Как земля тянет вниз, так небо тянет вверх. И притяженье неба ничуть не слабее притяженья земли.
Я словно любовник, а мир – объект моей страсти. Каждый день – как новая встреча влюбленных…
Наша глупость – продолжение нашей мудрости, как кишечник – всегда продолжение даже самых красивых губ.
Один Господь по-настоящему свободен в своих помыслах, намереньях и действиях. Всех остальных он такой возможности лишил. Иначе это уравняло бы всех с Ним.
– Красота спасет мир!
– Красота – это прям супергерой какой-то…
… большая часть обид наносится не по злости и даже не по недомыслию, а по недоразумению.
Он уже тогда чувствовал неудовлетворенность. Но это не была неудовлетворенность тем, что ему недоставало вещей или развлечений. Их-то как раз было столько, что его мир оказался перенасыщен ими, а места для чего-то стоящего и значимого уже не оставалось.
Любовь – собственническое чувство, поэтому воспевать его стоит с осторожностью: иногда она прекрасна, иногда уродлива.
… мужчина не может быть с женщиной, которая отказывает ему в сочувствии.
Мы не любим правду, потому что привыкли жить иллюзиями. Ими жить проще. Они – основа нашего внутреннего комфорта. Ими выстлано наше ложе самоуспокоенности
– Пап, всякий человек отлит по лекалам своей эпохи. Поэтому с наступлением новой эпохи он теряется, чувствует свою ненужность – как в эпоху цифровой связи чувствует свою ненужность дисковый телефон или в эпоху компьютеров – пишущая машинка.
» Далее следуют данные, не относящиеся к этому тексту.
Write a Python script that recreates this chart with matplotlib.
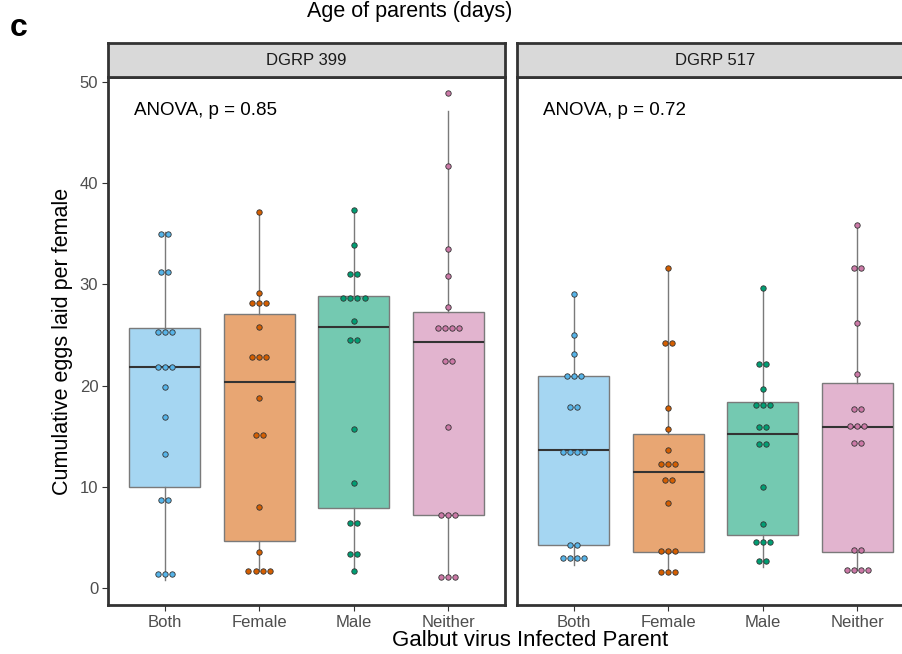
import matplotlib
matplotlib.use("Agg")
import matplotlib.pyplot as plt
import numpy as np

plt.rcParams['font.family'] = ['Liberation Sans', 'DejaVu Sans']

# categories / panels
groups = ["Both", "Female", "Male", "Neither"]
panels = ["DGRP 399", "DGRP 517"]
anova_text = ["ANOVA, p = 0.85", "ANOVA, p = 0.72"]

# dot values (repeats = stacked dots)
both_399 = [35.0, 35.0, 31.2, 31.2, 25.3, 25.3, 25.3, 21.8, 21.8, 21.8,
            19.9, 16.9, 13.3, 8.7, 8.7, 1.4, 1.4, 1.4]
female_399 = [37.2, 29.2, 28.2, 28.2, 28.2, 25.8, 22.8, 22.8, 22.8, 18.8,
              15.1, 15.1, 8.0, 3.6, 1.7, 1.7, 1.7, 1.7]
male_399 = [37.3, 33.9, 31.0, 31.0, 28.7, 28.7, 28.7, 28.7, 26.4, 24.5,
            24.5, 15.7, 10.4, 6.4, 6.4, 3.4, 3.4, 1.7]
neither_399 = [48.9, 41.7, 33.5, 30.8, 27.8, 25.7, 25.7, 25.7, 25.7, 22.4,
               22.4, 15.9, 7.2, 7.2, 7.2, 1.1, 1.1, 1.1]

both_517 = [29.1, 25.0, 23.1, 21.0, 21.0, 21.0, 17.9, 17.9, 13.5, 13.5,
            13.5, 13.5, 4.3, 4.3, 3.0, 3.0, 3.0, 3.0]
female_517 = [31.6, 24.2, 24.2, 17.8, 15.7, 13.7, 12.3, 12.3, 12.3, 10.7,
              10.7, 8.4, 3.7, 3.7, 3.7, 1.6, 1.6, 1.6]
male_517 = [29.6, 22.1, 22.1, 19.7, 18.1, 18.1, 18.1, 15.9, 15.9, 14.2,
            14.2, 10.0, 6.3, 4.6, 4.6, 4.6, 2.7, 2.7]
neither_517 = [35.9, 31.6, 31.6, 26.2, 21.2, 17.7, 17.7, 16.0, 16.0, 16.0,
               14.3, 14.3, 3.8, 3.8, 1.8, 1.8, 1.8, 1.8]

# box statistics
q1_399 = [10.0, 4.7, 7.9, 7.2]
med_399 = [21.8, 20.4, 25.8, 24.3]
q3_399 = [25.7, 27.1, 28.9, 27.3]
lo_399 = [0.8, 1.7, 1.7, 1.1]
hi_399 = [35.2, 37.2, 37.3, 47.1]

q1_517 = [4.25, 3.57, 5.28, 3.57]
med_517 = [13.7, 11.5, 15.2, 15.9]
q3_517 = [21.0, 15.2, 18.4, 20.3]
lo_517 = [2.3, 1.5, 2.1, 1.8]
hi_517 = [29.1, 31.6, 29.6, 35.9]

yticks = [0, 10, 20, 30, 40, 50]

box_colors = ["#A5D6F2", "#E8A673", "#74C9B1", "#E2B4CF"]
dot_colors = ["#56B4E9", "#D55E00", "#009E73", "#CC79A7"]

dots = [[both_399, female_399, male_399, neither_399],
        [both_517, female_517, male_517, neither_517]]
stats = [(q1_399, med_399, q3_399, lo_399, hi_399),
         (q1_517, med_517, q3_517, lo_517, hi_517)]

W, H = 903, 654
fig = plt.figure(figsize=(W / 100, H / 100), dpi=100)

def px_box(x0, y_top, x1, y_bot):
    return [x0 / W, 1 - y_bot / H, (x1 - x0) / W, (y_bot - y_top) / H]

panel_x = [(108, 505), (517, 914)]
border = "#333333"

for p in range(2):
    xa, xb = panel_x[p]
    ax = fig.add_axes(px_box(xa, 77.3, xb, 605))
    q1, med, q3, lo, hi = stats[p]
    bstats = []
    for i in range(4):
        bstats.append(dict(q1=q1[i], med=med[i], q3=q3[i],
                           whislo=lo[i], whishi=hi[i], fliers=[]))
    bp = ax.bxp(bstats, positions=np.arange(1, 5), widths=0.75,
                patch_artist=True, showcaps=False, showfliers=False,
                boxprops=dict(edgecolor="#7a7a7a", linewidth=1.0),
                whiskerprops=dict(color="#7a7a7a", linewidth=1.0),
                medianprops=dict(color="#333333", linewidth=1.5))
    for patch, c in zip(bp["boxes"], box_colors):
        patch.set_facecolor(c)

    # centred dot stacks
    step = 0.076
    for i, vals in enumerate(dots[p]):
        uniq = []
        for v in vals:
            if v not in uniq:
                uniq.append(v)
        for v in uniq:
            n = vals.count(v)
            xs = (i + 1) + (np.arange(n) - (n - 1) / 2) * step
            ax.plot(xs, [v] * n, "o", ms=3.9, mfc=dot_colors[i],
                    mec="#333333", mew=0.6, zorder=5)

    ax.set_xlim(0.4, 4.6)
    ax.set_ylim(-1.65, 50.45)
    ax.set_xticks(np.arange(1, 5))
    ax.set_xticklabels(groups, fontsize=12, color="#4D4D4D")
    ax.set_yticks(yticks)
    if p == 0:
        ax.set_yticklabels([str(t) for t in yticks], fontsize=12, color="#4D4D4D")
        ax.set_ylabel("Cumulative eggs laid per female", fontsize=15.5, labelpad=5)
    else:
        ax.tick_params(axis="y", left=False, labelleft=False)
    ax.tick_params(axis="both", length=4, width=0.8, color="#333333", pad=3)
    for s in ax.spines.values():
        s.set_color(border)
        s.set_linewidth(2.0)
    ax.text(0.675, 47.2, anova_text[p], fontsize=13.5, va="center", ha="left")

    sx = fig.add_axes(px_box(xa, 43, xb, 77.3))
    sx.set_facecolor("#D9D9D9")
    sx.set_xticks([])
    sx.set_yticks([])
    for s in sx.spines.values():
        s.set_color(border)
        s.set_linewidth(2.0)
    sx.text(0.5, 0.5, panels[p], fontsize=12, color="#1A1A1A",
            ha="center", va="center", transform=sx.transAxes)

fig.text(530 / W, 1 - 641 / H, "Galbut virus Infected Parent", fontsize=16,
         ha="center", va="center")
fig.text(410 / W, 1 - 11 / H, "Age of parents (days)", fontsize=15.5,
         ha="center", va="center")
fig.text(10 / W, 1 - 28 / H, "c", fontsize=23, fontweight="bold",
         ha="left", va="center")

fig.savefig("out.png", dpi=100)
– То есть я дисковый телефон? Пишущая машинка? Старый хлам, одним словом?.. Нет, нет – не возражай. Сравнение в точку. Думаю, если бы я был тобой, а ты – моим отцом, у нас сейчас происходил бы точно такой же разговор. Это не мы разные. Это разнятся эпохи, которые нас сформировали.
– Я юн душой и сердцем!
– К сожалению, еще и умом.
У людей, жизнь которых не наполнена личным счастьем, она наполнена борьбой с тем, что они считают злом.
Разве государство проживает нашу жизнь? Нет, ее проживаем мы. Значит, только нам и решать, как нам жить и зачем.
Тед оснований винить себя не видел, поскольку винить себя у его поколения считалось дурным вкусом и последним делом.